Sea of Discontent
I was visiting an old friend in New York when the subject of happiness came up. I had not seen this friend in a while and I knew that though he was usually cheery and curious his life at that moment was not unfolding as he had hoped. I knew his marriage was not always the refuge he would have liked and that he was becoming bored with his job. “I figured out,” he told me, “that happiness isn’t normal.”
I told him he was wrong. I told him that happiness was absolutely normal, that happiness was our natural state of being. He seemed unconvinced.

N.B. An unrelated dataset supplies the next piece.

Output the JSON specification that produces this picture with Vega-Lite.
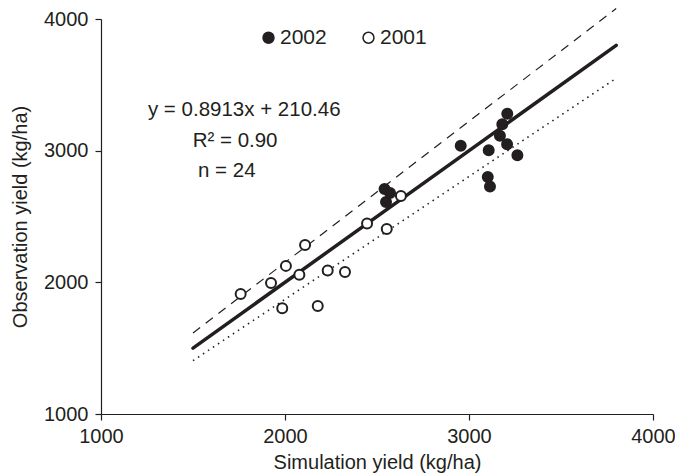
{
  "$schema": "https://vega.github.io/schema/vega-lite/v6.json",
  "width": 552,
  "height": 395,
  "autosize": {"type": "none"},
  "padding": {"left": 101, "top": 19, "right": 22, "bottom": 60},
  "background": "white",
  "config": {
    "font": "Liberation Sans",
    "view": {"stroke": null},
    "axis": {
      "grid": false,
      "domainColor": "#231f20",
      "domainWidth": 1.2,
      "tickColor": "#231f20",
      "tickWidth": 1.2,
      "tickSize": 6,
      "labelFont": "Liberation Sans",
      "labelFontSize": 20,
      "labelColor": "#231f20",
      "titleFont": "Liberation Sans",
      "titleFontSize": 20,
      "titleFontWeight": "normal",
      "titleColor": "#231f20"
    }
  },
  "datasets": {
    "pts": [
      {"year": "2001", "sim": 1759, "obs": 1912},
      {"year": "2001", "sim": 1924, "obs": 1995},
      {"year": "2001", "sim": 2005, "obs": 2125},
      {"year": "2001", "sim": 2109, "obs": 2284},
      {"year": "2001", "sim": 2078, "obs": 2058},
      {"year": "2001", "sim": 1985, "obs": 1803},
      {"year": "2001", "sim": 2232, "obs": 2089},
      {"year": "2001", "sim": 2326, "obs": 2079},
      {"year": "2001", "sim": 2178, "obs": 1821},
      {"year": "2001", "sim": 2446, "obs": 2446},
      {"year": "2001", "sim": 2553, "obs": 2405},
      {"year": "2001", "sim": 2630, "obs": 2656},
      {"year": "2002", "sim": 2541, "obs": 2709},
      {"year": "2002", "sim": 2571, "obs": 2679},
      {"year": "2002", "sim": 2549, "obs": 2610},
      {"year": "2002", "sim": 2955, "obs": 3038},
      {"year": "2002", "sim": 3208, "obs": 3281},
      {"year": "2002", "sim": 3181, "obs": 3200},
      {"year": "2002", "sim": 3168, "obs": 3114},
      {"year": "2002", "sim": 3207, "obs": 3049},
      {"year": "2002", "sim": 3263, "obs": 2965},
      {"year": "2002", "sim": 3107, "obs": 3003},
      {"year": "2002", "sim": 3102, "obs": 2800},
      {"year": "2002", "sim": 3114, "obs": 2727}
    ],
    "lines": [
      {"kind": "one", "sim": 1500, "obs": 1500},
      {"kind": "one", "sim": 3800, "obs": 3800},
      {"kind": "upper", "sim": 1500, "obs": 1615},
      {"kind": "upper", "sim": 3800, "obs": 4080},
      {"kind": "lower", "sim": 1500, "obs": 1405},
      {"kind": "lower", "sim": 3800, "obs": 3550}
    ],
    "notes": [
      {"label": "y = 0.8913x + 210.46", "sim": 1255, "obs": 3267},
      {"label": "R² = 0.90", "sim": 1498, "obs": 3030},
      {"label": "n = 24", "sim": 1527, "obs": 2803}
    ]
  },
  "layer": [
    {
      "data": {"name": "lines"},
      "transform": [{"filter": "datum.kind === 'one'"}],
      "mark": {"type": "line", "color": "#231f20", "strokeWidth": 3.5, "strokeCap": "round"},
      "encoding": {
        "x": {"field": "sim", "type": "quantitative", "scale": {"domain": [1000, 4000], "nice": false},
              "axis": {"values": [1000, 2000, 3000, 4000], "format": "d", "title": "Simulation yield (kg/ha)", "labelPadding": 6, "titlePadding": 6, "labelFlush": false}},
        "y": {"field": "obs", "type": "quantitative", "scale": {"domain": [1000, 4000], "nice": false},
              "axis": {"values": [1000, 2000, 3000, 4000], "format": "d", "title": "Observation yield (kg/ha)", "labelPadding": 7, "titlePadding": 13, "labelFlush": false}}
      }
    },
    {
      "data": {"name": "lines"},
      "transform": [{"filter": "datum.kind === 'upper'"}],
      "mark": {"type": "line", "color": "#231f20", "strokeWidth": 1.2, "strokeDash": [9, 7]},
      "encoding": {
        "x": {"field": "sim", "type": "quantitative"},
        "y": {"field": "obs", "type": "quantitative"}
      }
    },
    {
      "data": {"name": "lines"},
      "transform": [{"filter": "datum.kind === 'lower'"}],
      "mark": {"type": "line", "color": "#231f20", "strokeWidth": 1.6, "strokeDash": [1.5, 4.5]},
      "encoding": {
        "x": {"field": "sim", "type": "quantitative"},
        "y": {"field": "obs", "type": "quantitative"}
      }
    },
    {
      "data": {"name": "pts"},
      "mark": {"type": "point", "shape": "circle", "filled": false, "stroke": "#231f20", "strokeWidth": 2, "size": 100, "opacity": 1},
      "encoding": {
        "x": {"field": "sim", "type": "quantitative"},
        "y": {"field": "obs", "type": "quantitative"},
        "fill": {
          "field": "year", "type": "nominal",
          "scale": {"domain": ["2002", "2001"], "range": ["#231f20", "#ffffff"]},
          "legend": {
            "title": null,
            "orient": "none",
            "direction": "horizontal",
            "legendX": 157,
            "legendY": 8,
            "symbolType": "circle",
            "symbolSize": 120,
            "symbolStrokeColor": "#231f20",
            "symbolStrokeWidth": 1.5,
            "symbolFillColor": null,
            "labelFontSize": 21,
            "labelFont": "Liberation Sans",
            "labelColor": "#231f20",
            "labelOffset": 1,
            "columnPadding": 31
          }
        }
      }
    },
    {
      "data": {"name": "notes"},
      "mark": {"type": "text", "align": "left", "baseline": "alphabetic", "fontSize": 20.5, "font": "Liberation Sans", "color": "#231f20"},
      "encoding": {
        "x": {"field": "sim", "type": "quantitative"},
        "y": {"field": "obs", "type": "quantitative"},
        "text": {"field": "label"}
      }
    }
  ]
}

Several years later I was writing a blog. I typed the last period and sat back. For a moment, I felt that satisfaction that comes when a piece of work feels like something someone else has written that I am delighted to have discovered. For a moment, I was content.
But no sooner had I closed the file than I felt something else stirring in me – a little, glowing coal of dissatisfaction. Somewhere within that finished piece was something unfinished. Somewhere in one sentence was an idea that had surprised me, and that I had used in what I knew was only a germinal form. I could no longer think about that satisfying finished piece. It didn’t need me. As I rose from my desk, it was almost as if I had succeeded not in finishing something, but only in discovering something else that required my attention.
In this way, I think my friend was right. If happiness means never experiencing the discomfort that comes with feeling pulled toward, but not yet knowing where to find, something new and interesting, then I suppose it is most unnatural. So it goes. But if you want to know unhappiness, live for a day with nothing of interest tugging at your attention. Then you are lost in your own home, and the blank page is already full of the emptiness you are living.